%%
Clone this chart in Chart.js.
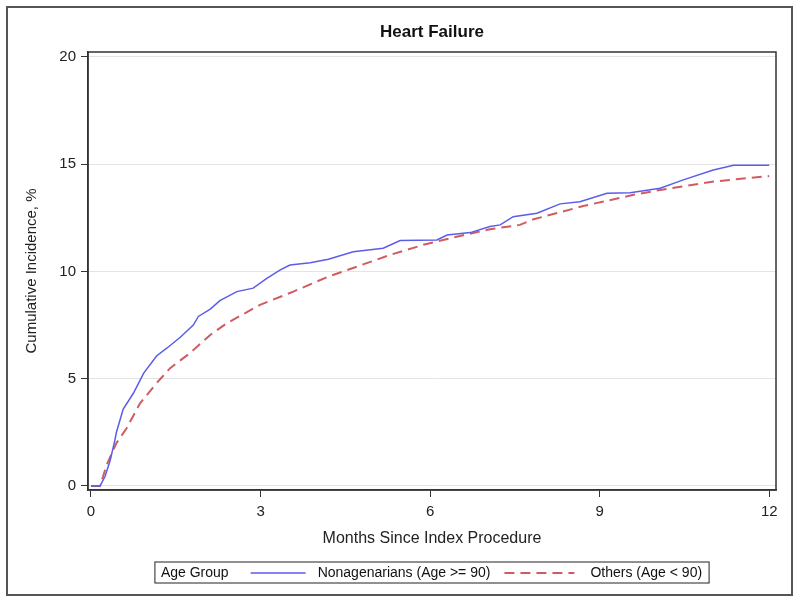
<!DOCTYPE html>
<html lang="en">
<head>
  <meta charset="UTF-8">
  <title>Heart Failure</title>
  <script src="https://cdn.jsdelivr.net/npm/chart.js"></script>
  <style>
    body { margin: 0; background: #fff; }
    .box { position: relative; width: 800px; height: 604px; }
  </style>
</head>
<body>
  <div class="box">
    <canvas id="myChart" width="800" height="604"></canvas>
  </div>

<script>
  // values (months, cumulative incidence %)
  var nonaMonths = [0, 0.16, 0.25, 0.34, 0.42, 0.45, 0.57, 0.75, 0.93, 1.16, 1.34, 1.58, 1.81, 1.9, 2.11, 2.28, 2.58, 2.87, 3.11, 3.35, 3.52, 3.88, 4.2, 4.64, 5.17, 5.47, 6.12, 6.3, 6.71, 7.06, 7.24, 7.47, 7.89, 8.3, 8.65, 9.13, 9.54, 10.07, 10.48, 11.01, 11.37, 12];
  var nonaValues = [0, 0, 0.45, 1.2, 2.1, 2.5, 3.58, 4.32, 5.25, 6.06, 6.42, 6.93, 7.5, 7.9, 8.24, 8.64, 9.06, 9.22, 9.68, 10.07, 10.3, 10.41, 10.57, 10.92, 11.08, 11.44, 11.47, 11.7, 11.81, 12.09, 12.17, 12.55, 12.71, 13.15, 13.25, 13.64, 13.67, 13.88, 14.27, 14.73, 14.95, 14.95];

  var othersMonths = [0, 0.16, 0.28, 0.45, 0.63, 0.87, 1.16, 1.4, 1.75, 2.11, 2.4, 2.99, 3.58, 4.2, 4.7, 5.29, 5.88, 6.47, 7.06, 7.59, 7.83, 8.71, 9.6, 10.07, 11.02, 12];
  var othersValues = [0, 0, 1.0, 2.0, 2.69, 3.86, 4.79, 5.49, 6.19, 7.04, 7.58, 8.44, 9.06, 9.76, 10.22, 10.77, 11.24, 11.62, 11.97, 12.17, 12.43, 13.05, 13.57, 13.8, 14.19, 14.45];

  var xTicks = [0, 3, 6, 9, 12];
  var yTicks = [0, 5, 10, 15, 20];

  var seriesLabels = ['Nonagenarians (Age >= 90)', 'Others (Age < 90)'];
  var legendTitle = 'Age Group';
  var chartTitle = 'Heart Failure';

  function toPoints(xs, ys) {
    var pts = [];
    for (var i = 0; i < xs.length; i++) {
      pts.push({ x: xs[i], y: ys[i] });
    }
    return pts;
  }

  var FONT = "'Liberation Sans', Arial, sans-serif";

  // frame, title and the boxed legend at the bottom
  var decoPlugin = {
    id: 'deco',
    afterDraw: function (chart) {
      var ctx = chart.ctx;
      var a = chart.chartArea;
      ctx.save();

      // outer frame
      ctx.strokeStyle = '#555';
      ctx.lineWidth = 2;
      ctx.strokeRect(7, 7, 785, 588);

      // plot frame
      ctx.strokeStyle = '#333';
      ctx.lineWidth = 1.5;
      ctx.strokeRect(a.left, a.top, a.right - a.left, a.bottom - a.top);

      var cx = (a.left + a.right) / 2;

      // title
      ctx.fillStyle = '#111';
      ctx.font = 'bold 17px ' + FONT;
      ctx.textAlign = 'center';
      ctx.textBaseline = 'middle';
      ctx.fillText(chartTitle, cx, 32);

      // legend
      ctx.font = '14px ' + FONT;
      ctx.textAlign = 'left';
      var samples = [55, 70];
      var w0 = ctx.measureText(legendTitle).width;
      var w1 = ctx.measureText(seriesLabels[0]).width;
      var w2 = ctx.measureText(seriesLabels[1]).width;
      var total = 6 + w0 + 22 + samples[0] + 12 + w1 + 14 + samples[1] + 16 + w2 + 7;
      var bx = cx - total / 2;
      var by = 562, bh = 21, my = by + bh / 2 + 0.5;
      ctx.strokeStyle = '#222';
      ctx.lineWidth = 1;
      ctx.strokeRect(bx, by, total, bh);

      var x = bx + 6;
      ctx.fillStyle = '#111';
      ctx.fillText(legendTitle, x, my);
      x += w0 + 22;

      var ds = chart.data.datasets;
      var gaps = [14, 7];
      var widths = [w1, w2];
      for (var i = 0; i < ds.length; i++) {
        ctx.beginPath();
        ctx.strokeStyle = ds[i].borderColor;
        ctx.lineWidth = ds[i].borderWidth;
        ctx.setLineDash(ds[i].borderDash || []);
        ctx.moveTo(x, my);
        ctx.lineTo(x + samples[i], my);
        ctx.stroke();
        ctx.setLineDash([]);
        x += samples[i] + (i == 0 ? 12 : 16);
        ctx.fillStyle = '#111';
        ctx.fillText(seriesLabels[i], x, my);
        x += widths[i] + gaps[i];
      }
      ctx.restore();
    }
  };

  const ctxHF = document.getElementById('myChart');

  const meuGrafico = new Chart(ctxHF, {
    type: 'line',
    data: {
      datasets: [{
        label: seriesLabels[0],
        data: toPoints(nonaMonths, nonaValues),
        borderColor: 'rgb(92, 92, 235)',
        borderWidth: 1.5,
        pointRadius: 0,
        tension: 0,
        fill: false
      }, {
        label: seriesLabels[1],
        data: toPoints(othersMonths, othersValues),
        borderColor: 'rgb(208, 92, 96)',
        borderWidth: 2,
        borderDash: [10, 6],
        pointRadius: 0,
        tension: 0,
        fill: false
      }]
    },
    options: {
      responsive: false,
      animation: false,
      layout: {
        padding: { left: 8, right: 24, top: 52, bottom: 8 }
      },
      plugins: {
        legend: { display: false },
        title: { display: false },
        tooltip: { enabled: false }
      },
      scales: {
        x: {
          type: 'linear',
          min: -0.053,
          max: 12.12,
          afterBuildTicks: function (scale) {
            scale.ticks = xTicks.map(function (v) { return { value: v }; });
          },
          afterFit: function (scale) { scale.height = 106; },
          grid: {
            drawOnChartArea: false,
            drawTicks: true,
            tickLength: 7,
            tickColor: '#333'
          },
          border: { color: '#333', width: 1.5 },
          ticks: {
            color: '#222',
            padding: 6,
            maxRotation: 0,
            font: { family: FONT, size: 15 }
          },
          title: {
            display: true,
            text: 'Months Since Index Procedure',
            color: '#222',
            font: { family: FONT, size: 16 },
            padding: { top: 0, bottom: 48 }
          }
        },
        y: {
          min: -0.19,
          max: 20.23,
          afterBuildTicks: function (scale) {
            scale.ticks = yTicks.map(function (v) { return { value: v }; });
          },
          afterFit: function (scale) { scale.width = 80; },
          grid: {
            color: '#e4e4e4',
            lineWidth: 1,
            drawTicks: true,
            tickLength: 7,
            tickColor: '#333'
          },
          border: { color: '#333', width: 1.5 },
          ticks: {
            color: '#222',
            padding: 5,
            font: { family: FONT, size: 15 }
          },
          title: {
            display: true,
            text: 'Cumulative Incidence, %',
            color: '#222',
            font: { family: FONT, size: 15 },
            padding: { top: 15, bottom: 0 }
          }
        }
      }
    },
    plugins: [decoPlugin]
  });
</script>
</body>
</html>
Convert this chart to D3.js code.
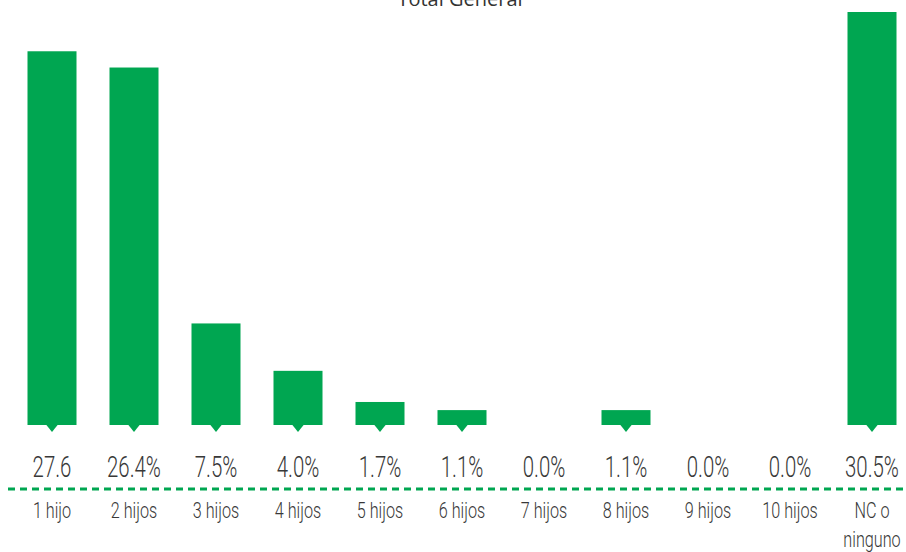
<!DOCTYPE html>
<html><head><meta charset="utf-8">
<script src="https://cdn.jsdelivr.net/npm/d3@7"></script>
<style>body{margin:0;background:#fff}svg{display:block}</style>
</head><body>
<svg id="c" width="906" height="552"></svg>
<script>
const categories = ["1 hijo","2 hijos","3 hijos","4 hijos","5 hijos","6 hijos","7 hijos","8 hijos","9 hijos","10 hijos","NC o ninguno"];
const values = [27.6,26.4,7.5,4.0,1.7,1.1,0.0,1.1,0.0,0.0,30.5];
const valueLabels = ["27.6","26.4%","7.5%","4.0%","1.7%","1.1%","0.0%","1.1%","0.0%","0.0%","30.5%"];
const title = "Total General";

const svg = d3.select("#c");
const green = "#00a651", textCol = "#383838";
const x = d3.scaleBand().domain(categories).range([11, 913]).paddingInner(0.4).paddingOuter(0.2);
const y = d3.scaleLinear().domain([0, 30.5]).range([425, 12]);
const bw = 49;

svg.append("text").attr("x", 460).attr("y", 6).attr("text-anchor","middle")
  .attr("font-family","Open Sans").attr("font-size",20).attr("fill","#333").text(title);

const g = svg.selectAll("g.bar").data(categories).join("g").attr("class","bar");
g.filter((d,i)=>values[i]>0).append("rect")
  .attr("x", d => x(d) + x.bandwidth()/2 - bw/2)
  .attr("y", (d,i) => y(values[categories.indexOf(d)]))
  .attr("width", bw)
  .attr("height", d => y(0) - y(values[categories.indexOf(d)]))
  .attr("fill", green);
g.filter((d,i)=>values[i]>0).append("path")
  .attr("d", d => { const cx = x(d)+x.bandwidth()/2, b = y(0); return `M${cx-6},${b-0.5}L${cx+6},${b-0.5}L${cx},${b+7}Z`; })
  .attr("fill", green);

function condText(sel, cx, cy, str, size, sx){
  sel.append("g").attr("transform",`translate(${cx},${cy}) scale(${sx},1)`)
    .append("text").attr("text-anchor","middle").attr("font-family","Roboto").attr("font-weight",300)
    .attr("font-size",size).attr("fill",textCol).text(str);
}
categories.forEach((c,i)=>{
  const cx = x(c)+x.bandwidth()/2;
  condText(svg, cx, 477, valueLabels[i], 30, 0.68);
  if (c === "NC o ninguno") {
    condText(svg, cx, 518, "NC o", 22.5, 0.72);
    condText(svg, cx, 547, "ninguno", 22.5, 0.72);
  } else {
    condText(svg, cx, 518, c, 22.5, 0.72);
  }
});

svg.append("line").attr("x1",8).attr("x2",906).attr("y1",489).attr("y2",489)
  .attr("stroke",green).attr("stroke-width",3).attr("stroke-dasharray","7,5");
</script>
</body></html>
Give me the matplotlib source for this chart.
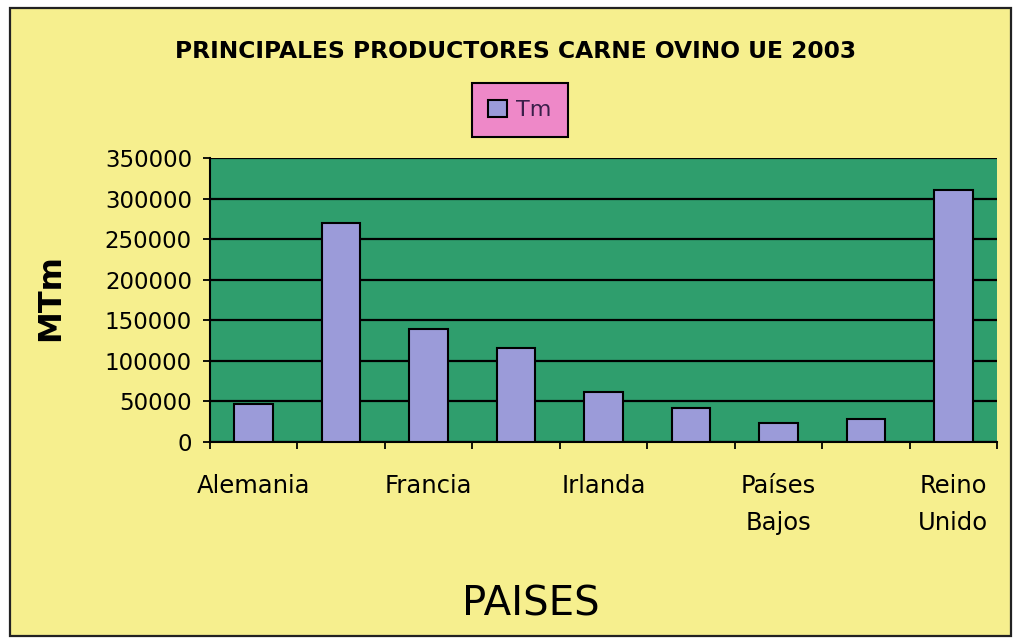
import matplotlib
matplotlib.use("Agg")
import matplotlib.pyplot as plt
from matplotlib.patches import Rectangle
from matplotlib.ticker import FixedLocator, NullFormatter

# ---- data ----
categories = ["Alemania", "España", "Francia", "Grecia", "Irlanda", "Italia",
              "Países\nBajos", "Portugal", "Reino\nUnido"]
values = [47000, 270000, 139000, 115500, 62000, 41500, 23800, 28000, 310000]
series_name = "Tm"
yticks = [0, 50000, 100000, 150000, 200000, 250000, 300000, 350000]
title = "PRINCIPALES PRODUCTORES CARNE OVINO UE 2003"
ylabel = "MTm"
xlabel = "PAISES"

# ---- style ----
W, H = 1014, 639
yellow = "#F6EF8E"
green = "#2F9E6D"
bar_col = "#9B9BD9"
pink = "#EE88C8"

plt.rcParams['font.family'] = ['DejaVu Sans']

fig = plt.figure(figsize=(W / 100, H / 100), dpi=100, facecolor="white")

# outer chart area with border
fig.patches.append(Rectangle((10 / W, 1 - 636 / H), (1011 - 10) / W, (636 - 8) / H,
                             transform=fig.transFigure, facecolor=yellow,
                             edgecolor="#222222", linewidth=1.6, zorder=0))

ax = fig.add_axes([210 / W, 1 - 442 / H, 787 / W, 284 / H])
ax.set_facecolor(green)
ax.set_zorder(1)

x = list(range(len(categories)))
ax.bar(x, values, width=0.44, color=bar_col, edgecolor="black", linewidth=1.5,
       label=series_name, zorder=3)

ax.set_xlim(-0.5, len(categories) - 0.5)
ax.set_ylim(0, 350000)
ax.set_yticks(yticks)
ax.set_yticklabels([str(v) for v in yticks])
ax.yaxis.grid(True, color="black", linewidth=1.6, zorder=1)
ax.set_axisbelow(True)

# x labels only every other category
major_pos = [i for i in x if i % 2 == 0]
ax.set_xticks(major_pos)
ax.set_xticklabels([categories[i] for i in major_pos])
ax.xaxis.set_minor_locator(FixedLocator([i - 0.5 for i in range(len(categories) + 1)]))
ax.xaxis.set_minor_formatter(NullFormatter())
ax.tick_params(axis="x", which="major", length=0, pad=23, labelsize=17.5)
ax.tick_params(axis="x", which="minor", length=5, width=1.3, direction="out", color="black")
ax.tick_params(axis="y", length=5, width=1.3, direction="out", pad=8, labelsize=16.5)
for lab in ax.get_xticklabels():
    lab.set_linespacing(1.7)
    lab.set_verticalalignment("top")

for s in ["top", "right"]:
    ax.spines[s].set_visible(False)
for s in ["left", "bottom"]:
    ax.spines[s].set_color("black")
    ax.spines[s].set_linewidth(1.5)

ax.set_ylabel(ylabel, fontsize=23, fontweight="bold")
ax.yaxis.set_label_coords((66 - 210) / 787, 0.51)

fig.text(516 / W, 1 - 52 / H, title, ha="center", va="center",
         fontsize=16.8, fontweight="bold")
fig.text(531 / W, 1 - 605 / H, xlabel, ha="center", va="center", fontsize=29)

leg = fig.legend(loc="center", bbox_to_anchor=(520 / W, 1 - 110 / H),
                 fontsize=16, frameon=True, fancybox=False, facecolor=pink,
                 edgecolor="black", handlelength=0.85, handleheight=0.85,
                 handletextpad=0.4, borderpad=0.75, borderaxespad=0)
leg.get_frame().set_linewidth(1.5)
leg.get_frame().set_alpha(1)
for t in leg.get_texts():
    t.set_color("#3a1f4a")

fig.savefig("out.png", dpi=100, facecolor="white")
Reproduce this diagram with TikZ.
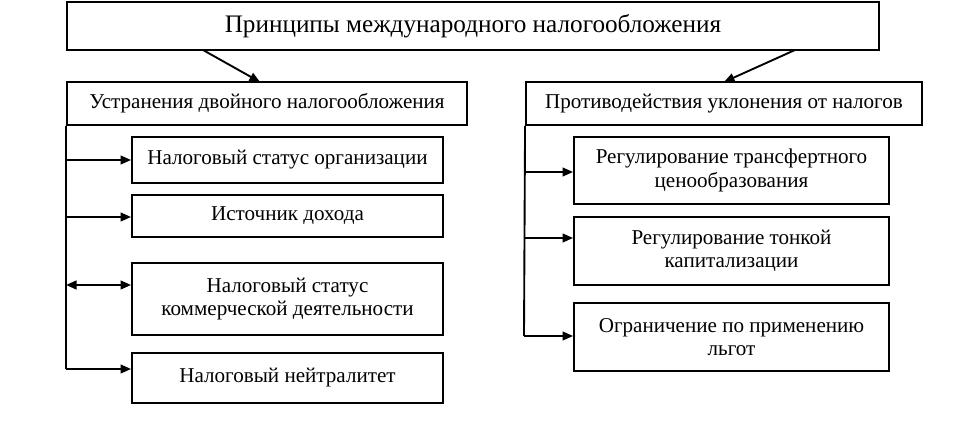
%%
* **Prompt**
The copy should hold exactly the lines from the line with "Give me the matplotlib source for this chart." to the line with "fig = plt.figure(figsize=(W", both ends in, set down without any pictures and with nothing added.

* **Final answer**
Give me the matplotlib source for this chart.
import matplotlib
matplotlib.use("Agg")
import matplotlib.pyplot as plt
from matplotlib.patches import Rectangle
from matplotlib.ticker import FixedLocator, NullFormatter

# ---- data ----
categories = ["Alemania", "España", "Francia", "Grecia", "Irlanda", "Italia",
              "Países\nBajos", "Portugal", "Reino\nUnido"]
values = [47000, 270000, 139000, 115500, 62000, 41500, 23800, 28000, 310000]
series_name = "Tm"
yticks = [0, 50000, 100000, 150000, 200000, 250000, 300000, 350000]
title = "PRINCIPALES PRODUCTORES CARNE OVINO UE 2003"
ylabel = "MTm"
xlabel = "PAISES"

# ---- style ----
W, H = 1014, 639
yellow = "#F6EF8E"
green = "#2F9E6D"
bar_col = "#9B9BD9"
pink = "#EE88C8"

plt.rcParams['font.family'] = ['DejaVu Sans']

fig = plt.figure(figsize=(W / 100, H / 100), dpi=100, facecolor="white")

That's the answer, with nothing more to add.